Wie viele andere Straßburger konnte ich nicht schlafen in dieser Nacht. Der Täter war auf der Flucht, angeschossen, bewaffnet und wir alle befürchteten, dass dieses Blutbad nicht beendet sei. Zwei Tage lang hielt die Stadt den Atem an, bis der Täter im Stadtteil Neudorf den Showdown mit der Polizei suchte, wissend, dass er dabei sofort erschossen würde. So kam es auch.

Seitdem, man kann trotzig behaupten, was man will, ist das Leben nicht mehr das gleiche wie zuvor.
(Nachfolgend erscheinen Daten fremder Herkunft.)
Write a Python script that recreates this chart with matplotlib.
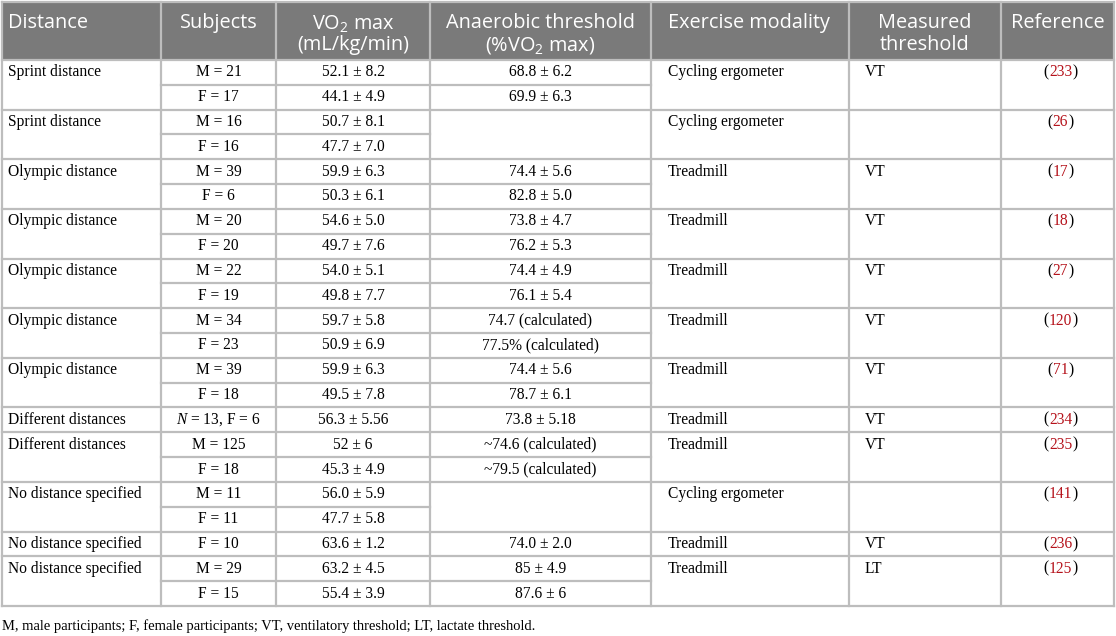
import matplotlib
matplotlib.use("Agg")
import matplotlib.pyplot as plt
from matplotlib.patches import Rectangle

plt.rcParams['mathtext.fontset'] = 'custom'
plt.rcParams['mathtext.rm'] = 'Open Sans'
plt.rcParams['mathtext.it'] = 'Liberation Serif:italic'

# Table content
headers = ["Distance", "Subjects", "VO$_2$ max\n(mL/kg/min)",
           "Anaerobic threshold\n(%VO$_2$ max)", "Exercise modality",
           "Measured\nthreshold", "Reference"]

distance = ["Sprint distance", "Sprint distance", "Olympic distance",
            "Olympic distance", "Olympic distance", "Olympic distance",
            "Olympic distance", "Different distances", "Different distances",
            "No distance specified", "No distance specified",
            "No distance specified"]
subjects = [["M = 21", "F = 17"], ["M = 16", "F = 16"], ["M = 39", "F = 6"],
            ["M = 20", "F = 20"], ["M = 22", "F = 19"], ["M = 34", "F = 23"],
            ["M = 39", "F = 18"], [r"$\mathit{N}$ = 13, F = 6"],
            ["M = 125", "F = 18"], ["M = 11", "F = 11"], ["F = 10"],
            ["M = 29", "F = 15"]]
vo2max = [["52.1 ± 8.2", "44.1 ± 4.9"], ["50.7 ± 8.1", "47.7 ± 7.0"],
          ["59.9 ± 6.3", "50.3 ± 6.1"], ["54.6 ± 5.0", "49.7 ± 7.6"],
          ["54.0 ± 5.1", "49.8 ± 7.7"], ["59.7 ± 5.8", "50.9 ± 6.9"],
          ["59.9 ± 6.3", "49.5 ± 7.8"], ["56.3 ± 5.56"],
          ["52 ± 6", "45.3 ± 4.9"], ["56.0 ± 5.9", "47.7 ± 5.8"],
          ["63.6 ± 1.2"], ["63.2 ± 4.5", "55.4 ± 3.9"]]
threshold = [["68.8 ± 6.2", "69.9 ± 6.3"], ["", ""],
             ["74.4 ± 5.6", "82.8 ± 5.0"], ["73.8 ± 4.7", "76.2 ± 5.3"],
             ["74.4 ± 4.9", "76.1 ± 5.4"],
             ["74.7 (calculated)", "77.5% (calculated)"],
             ["74.4 ± 5.6", "78.7 ± 6.1"], ["73.8 ± 5.18"],
             ["~74.6 (calculated)", "~79.5 (calculated)"], ["", ""],
             ["74.0 ± 2.0"], ["85 ± 4.9", "87.6 ± 6"]]
modality = ["Cycling ergometer", "Cycling ergometer", "Treadmill", "Treadmill",
            "Treadmill", "Treadmill", "Treadmill", "Treadmill", "Treadmill",
            "Cycling ergometer", "Treadmill", "Treadmill"]
measured = ["VT", "", "VT", "VT", "VT", "VT", "VT", "VT", "VT", "", "VT", "LT"]
refs = ["233", "26", "17", "18", "27", "120", "71", "234", "235", "141",
        "236", "125"]
footnote = ("M, male participants; F, female participants; VT, ventilatory "
            "threshold; LT, lactate threshold.")

# Layout (pixels)
W, H = 1116, 636
col_x = [2, 161, 276, 430, 651, 849, 1001, 1114]
top, head_bot, bottom = 2, 60, 606
n_rows = sum(len(s) for s in subjects)
row_h = (bottom - head_bot) / n_rows
line_c = "#bdbdbd"
head_bg = "#7a7a7a"
serif = "Liberation Serif"
sans = "Open Sans"
body_fs = 11.2
head_fs = 14.3

fig = plt.figure(figsize=(W / 100, H / 100), dpi=100)
ax = fig.add_axes([0, 0, 1, 1])
ax.set_xlim(0, W)
ax.set_ylim(H, 0)
ax.axis("off")

ax.add_patch(Rectangle((col_x[0], top), col_x[-1] - col_x[0], head_bot - top,
                       facecolor=head_bg, edgecolor="none"))

# header text
for j, h in enumerate(headers):
    lines = h.split("\n")
    for k, ln in enumerate(lines):
        y = 23 + k * 22
        if j in (0, 4):
            x = col_x[j] + (6 if j == 0 else 17)
            ha = "left"
        else:
            x = (col_x[j] + col_x[j + 1]) / 2
            ha = "center"
        ax.text(x, y, ln, ha=ha, va="center", color="white",
                family=sans, fontsize=head_fs)

renderer = fig.canvas.get_renderer()
inv = ax.transData.inverted()


def body(x, y, s, ha, **kw):
    return ax.text(x, y, s, ha=ha, va="center", family=serif,
                   fontsize=kw.pop("fontsize", body_fs),
                   color=kw.pop("color", "black"), **kw)


r = 0
lw = 1.6
ax.plot([col_x[0], col_x[-1]], [head_bot, head_bot], color=line_c, lw=lw)
for g in range(len(distance)):
    n = len(subjects[g])
    y0 = head_bot + r * row_h
    yc = y0 + row_h / 2
    body(col_x[0] + 6, yc, distance[g], "left")
    body(col_x[4] + 17, yc, modality[g], "left")
    body(col_x[5] + 16, yc, measured[g], "left")
    # reference: red number in black parentheses
    cx = (col_x[6] + col_x[7]) / 2 + 3
    t = body(cx, yc, refs[g], "center", color="#b5121b")
    bb = t.get_window_extent(renderer)
    x_left = inv.transform((bb.x0, 0))[0]
    x_right = inv.transform((bb.x1, 0))[0]
    body(x_left, yc, "(", "right")
    body(x_right, yc, ")", "left")
    for k in range(n):
        yk = y0 + (k + 0.5) * row_h
        body((col_x[1] + col_x[2]) / 2, yk, subjects[g][k], "center")
        body((col_x[2] + col_x[3]) / 2, yk, vo2max[g][k], "center")
        body((col_x[3] + col_x[4]) / 2, yk, threshold[g][k], "center")
        if k > 0:
            ys = y0 + k * row_h
            x_end = col_x[4] if any(threshold[g]) else col_x[3]
            ax.plot([col_x[1], x_end], [ys, ys], color=line_c, lw=lw)
    r += n
    yb = head_bot + r * row_h
    ax.plot([col_x[0], col_x[-1]], [yb, yb], color=line_c, lw=lw)

# vertical lines and top border
for x in col_x:
    ax.plot([x, x], [top, bottom], color=line_c, lw=lw)
ax.plot([col_x[0], col_x[-1]], [top, top], color=line_c, lw=lw)

body(2, 626, footnote, "left", fontsize=10.45)

fig.savefig("out.png", dpi=100)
Wir können noch so oft behaupten, dass wir uns weigern, unser Leben von Gewalt, Terror und Angst bestimmen zu lassen, es stimmt einfach nicht. Die Angst ist sogar in unser tägliches Stadtbild eingezogen, in Form von Militärpatrouillen, die zu viert, zu sechst, zu acht durch die Stadt ziehen, in Kampfmontur und schwer bewaffnet. Die Angst ist in unsere Köpfe eingezogen, was jeder an sich selbst überprüfen kann, wenn beispielsweise ein bärtiger Mann in fremdländischer Kluft in die Straßenbahn einsteigt und einen Rucksack bei sich trägt – woran denken Sie dann?

Straßburg wird, wie alle Städte, die Terror erlebt haben, lange brauchen, bis wieder so etwas wie Normalität einkehrt. Und so richtig normal wird es nie wieder werden. Denn Straßburg ist zu einem der vielen Orte auf der grausamen Landkarte des Terrors geworden. Wir werden damit leben. Müssen.